WHAT IS ASKED: Lines containing the word "this" should be extracted in full.

DATA:
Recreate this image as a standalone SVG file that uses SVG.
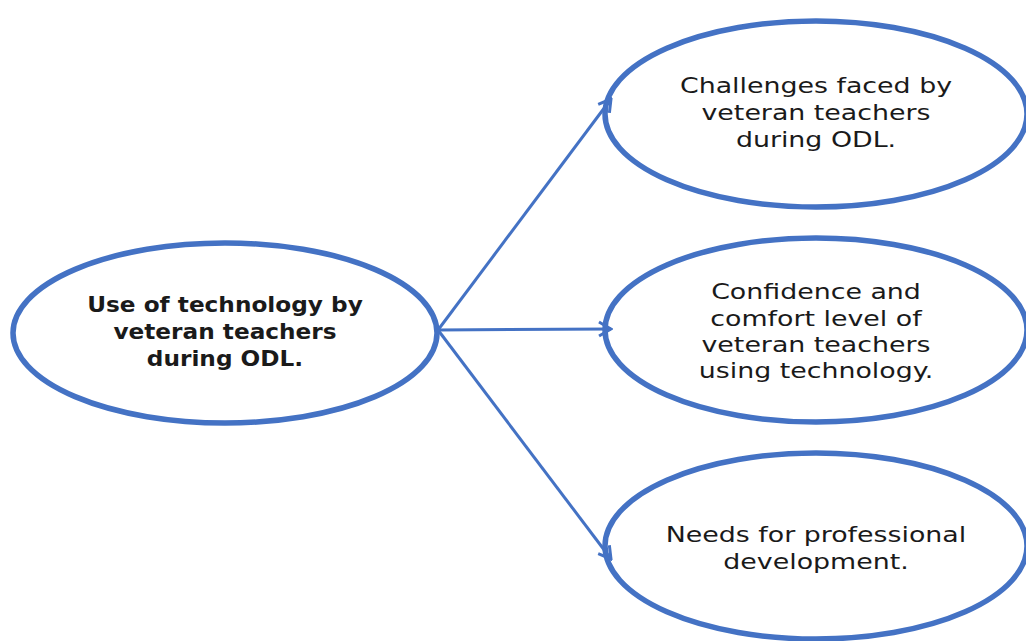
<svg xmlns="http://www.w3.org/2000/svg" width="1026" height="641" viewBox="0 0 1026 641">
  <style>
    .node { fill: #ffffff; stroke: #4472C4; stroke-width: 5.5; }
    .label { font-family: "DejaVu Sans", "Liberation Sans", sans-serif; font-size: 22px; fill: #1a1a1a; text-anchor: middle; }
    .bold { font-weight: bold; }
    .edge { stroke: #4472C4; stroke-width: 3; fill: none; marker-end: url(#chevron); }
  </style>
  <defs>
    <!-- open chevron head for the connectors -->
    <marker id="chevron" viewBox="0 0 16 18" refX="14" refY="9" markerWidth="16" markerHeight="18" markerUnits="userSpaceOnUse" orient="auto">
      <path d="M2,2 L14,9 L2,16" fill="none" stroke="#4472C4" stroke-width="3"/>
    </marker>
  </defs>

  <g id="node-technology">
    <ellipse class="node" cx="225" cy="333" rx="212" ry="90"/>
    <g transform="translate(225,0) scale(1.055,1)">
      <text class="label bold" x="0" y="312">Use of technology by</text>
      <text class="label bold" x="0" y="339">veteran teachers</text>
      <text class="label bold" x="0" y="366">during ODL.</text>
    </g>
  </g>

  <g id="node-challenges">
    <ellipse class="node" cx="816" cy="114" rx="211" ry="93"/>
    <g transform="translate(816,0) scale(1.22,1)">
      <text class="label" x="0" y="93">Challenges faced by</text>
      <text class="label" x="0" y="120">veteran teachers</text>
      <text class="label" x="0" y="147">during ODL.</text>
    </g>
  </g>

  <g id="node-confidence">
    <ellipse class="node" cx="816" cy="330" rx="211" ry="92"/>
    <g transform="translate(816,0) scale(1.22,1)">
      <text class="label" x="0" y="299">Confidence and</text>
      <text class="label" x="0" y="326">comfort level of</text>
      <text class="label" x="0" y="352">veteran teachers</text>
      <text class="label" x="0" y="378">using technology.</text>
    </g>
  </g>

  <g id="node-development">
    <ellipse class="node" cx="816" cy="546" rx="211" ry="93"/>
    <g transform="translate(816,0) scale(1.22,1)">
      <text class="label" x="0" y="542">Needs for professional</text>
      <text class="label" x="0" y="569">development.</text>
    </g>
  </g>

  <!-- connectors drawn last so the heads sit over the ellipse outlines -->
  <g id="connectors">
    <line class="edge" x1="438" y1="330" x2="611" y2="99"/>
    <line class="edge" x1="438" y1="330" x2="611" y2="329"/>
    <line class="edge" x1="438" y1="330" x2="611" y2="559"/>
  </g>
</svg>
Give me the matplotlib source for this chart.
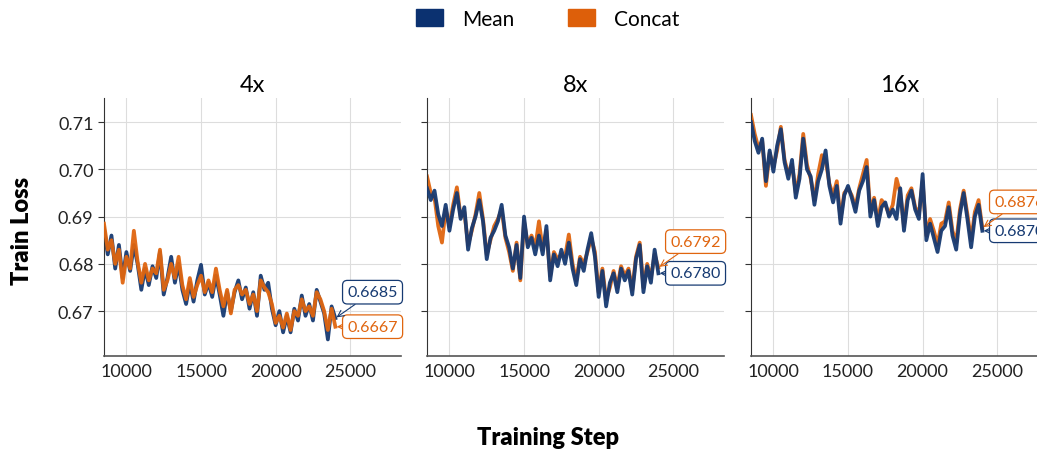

RESPONSE TO THE TASK:
Recreate this image as a standalone SVG file that uses SVG.
Give me the matplotlib source for this chart.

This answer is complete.